With the pictures left out, copy the listing below exactly.

▸ Data shown
%%

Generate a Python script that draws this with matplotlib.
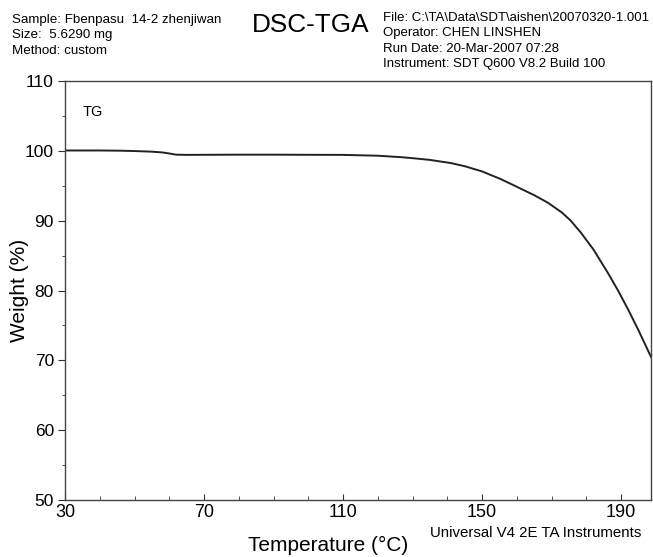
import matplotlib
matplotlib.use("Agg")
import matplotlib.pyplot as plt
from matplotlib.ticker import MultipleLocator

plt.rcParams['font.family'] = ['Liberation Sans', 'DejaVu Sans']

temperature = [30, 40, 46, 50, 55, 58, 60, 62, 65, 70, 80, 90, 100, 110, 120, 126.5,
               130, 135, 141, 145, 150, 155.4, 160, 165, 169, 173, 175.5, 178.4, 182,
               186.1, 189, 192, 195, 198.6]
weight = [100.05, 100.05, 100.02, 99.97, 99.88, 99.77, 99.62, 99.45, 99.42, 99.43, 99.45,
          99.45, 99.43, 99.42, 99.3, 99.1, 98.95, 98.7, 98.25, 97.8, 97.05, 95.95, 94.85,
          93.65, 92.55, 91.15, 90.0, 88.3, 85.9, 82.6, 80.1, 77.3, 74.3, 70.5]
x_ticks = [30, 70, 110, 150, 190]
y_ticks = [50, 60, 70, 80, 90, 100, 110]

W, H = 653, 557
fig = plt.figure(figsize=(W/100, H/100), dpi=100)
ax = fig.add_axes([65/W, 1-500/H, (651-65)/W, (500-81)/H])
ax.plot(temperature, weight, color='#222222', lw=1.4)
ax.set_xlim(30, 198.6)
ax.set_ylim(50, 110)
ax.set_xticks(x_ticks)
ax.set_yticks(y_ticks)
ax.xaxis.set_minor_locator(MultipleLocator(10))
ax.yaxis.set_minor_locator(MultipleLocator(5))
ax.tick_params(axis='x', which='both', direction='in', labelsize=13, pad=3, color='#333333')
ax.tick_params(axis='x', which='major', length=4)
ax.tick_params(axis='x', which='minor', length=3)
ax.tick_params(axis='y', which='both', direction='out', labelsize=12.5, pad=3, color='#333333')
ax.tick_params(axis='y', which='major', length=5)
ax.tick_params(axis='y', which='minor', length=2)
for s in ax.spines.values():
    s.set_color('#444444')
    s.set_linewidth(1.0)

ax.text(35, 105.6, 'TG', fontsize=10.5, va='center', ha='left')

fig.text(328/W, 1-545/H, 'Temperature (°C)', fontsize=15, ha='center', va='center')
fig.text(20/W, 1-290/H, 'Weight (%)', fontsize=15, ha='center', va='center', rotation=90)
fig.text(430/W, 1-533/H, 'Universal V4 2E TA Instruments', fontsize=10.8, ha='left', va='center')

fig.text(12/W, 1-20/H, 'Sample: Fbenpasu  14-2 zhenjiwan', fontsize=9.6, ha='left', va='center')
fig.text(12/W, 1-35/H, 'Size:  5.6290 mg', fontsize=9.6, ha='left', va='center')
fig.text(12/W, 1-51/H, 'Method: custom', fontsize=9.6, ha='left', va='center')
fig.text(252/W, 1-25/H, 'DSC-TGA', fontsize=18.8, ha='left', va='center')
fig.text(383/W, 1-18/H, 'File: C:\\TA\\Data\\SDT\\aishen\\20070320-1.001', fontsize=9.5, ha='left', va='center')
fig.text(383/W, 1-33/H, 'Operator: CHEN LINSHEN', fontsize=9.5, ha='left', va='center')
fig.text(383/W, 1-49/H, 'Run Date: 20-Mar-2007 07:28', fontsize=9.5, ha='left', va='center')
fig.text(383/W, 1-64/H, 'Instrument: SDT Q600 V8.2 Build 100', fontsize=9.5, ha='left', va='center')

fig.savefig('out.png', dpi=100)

%%

▸ Task answer
Generate a Python script that draws this with matplotlib.
import matplotlib
matplotlib.use("Agg")
import matplotlib.pyplot as plt
from matplotlib.ticker import MultipleLocator

plt.rcParams['font.family'] = ['Liberation Sans', 'DejaVu Sans']

temperature = [30, 40, 46, 50, 55, 58, 60, 62, 65, 70, 80, 90, 100, 110, 120, 126.5,
               130, 135, 141, 145, 150, 155.4, 160, 165, 169, 173, 175.5, 178.4, 182,
               186.1, 189, 192, 195, 198.6]
weight = [100.05, 100.05, 100.02, 99.97, 99.88, 99.77, 99.62, 99.45, 99.42, 99.43, 99.45,
          99.45, 99.43, 99.42, 99.3, 99.1, 98.95, 98.7, 98.25, 97.8, 97.05, 95.95, 94.85,
          93.65, 92.55, 91.15, 90.0, 88.3, 85.9, 82.6, 80.1, 77.3, 74.3, 70.5]
x_ticks = [30, 70, 110, 150, 190]
y_ticks = [50, 60, 70, 80, 90, 100, 110]

W, H = 653, 557
fig = plt.figure(figsize=(W/100, H/100), dpi=100)
ax = fig.add_axes([65/W, 1-500/H, (651-65)/W, (500-81)/H])
ax.plot(temperature, weight, color='#222222', lw=1.4)
ax.set_xlim(30, 198.6)
ax.set_ylim(50, 110)
ax.set_xticks(x_ticks)
ax.set_yticks(y_ticks)
ax.xaxis.set_minor_locator(MultipleLocator(10))
ax.yaxis.set_minor_locator(MultipleLocator(5))
ax.tick_params(axis='x', which='both', direction='in', labelsize=13, pad=3, color='#333333')
ax.tick_params(axis='x', which='major', length=4)
ax.tick_params(axis='x', which='minor', length=3)
ax.tick_params(axis='y', which='both', direction='out', labelsize=12.5, pad=3, color='#333333')
ax.tick_params(axis='y', which='major', length=5)
ax.tick_params(axis='y', which='minor', length=2)
for s in ax.spines.values():
    s.set_color('#444444')
    s.set_linewidth(1.0)

ax.text(35, 105.6, 'TG', fontsize=10.5, va='center', ha='left')

fig.text(328/W, 1-545/H, 'Temperature (°C)', fontsize=15, ha='center', va='center')
fig.text(20/W, 1-290/H, 'Weight (%)', fontsize=15, ha='center', va='center', rotation=90)
fig.text(430/W, 1-533/H, 'Universal V4 2E TA Instruments', fontsize=10.8, ha='left', va='center')

fig.text(12/W, 1-20/H, 'Sample: Fbenpasu  14-2 zhenjiwan', fontsize=9.6, ha='left', va='center')
fig.text(12/W, 1-35/H, 'Size:  5.6290 mg', fontsize=9.6, ha='left', va='center')
fig.text(12/W, 1-51/H, 'Method: custom', fontsize=9.6, ha='left', va='center')
fig.text(252/W, 1-25/H, 'DSC-TGA', fontsize=18.8, ha='left', va='center')
fig.text(383/W, 1-18/H, 'File: C:\\TA\\Data\\SDT\\aishen\\20070320-1.001', fontsize=9.5, ha='left', va='center')
fig.text(383/W, 1-33/H, 'Operator: CHEN LINSHEN', fontsize=9.5, ha='left', va='center')
fig.text(383/W, 1-49/H, 'Run Date: 20-Mar-2007 07:28', fontsize=9.5, ha='left', va='center')
fig.text(383/W, 1-64/H, 'Instrument: SDT Q600 V8.2 Build 100', fontsize=9.5, ha='left', va='center')

fig.savefig('out.png', dpi=100)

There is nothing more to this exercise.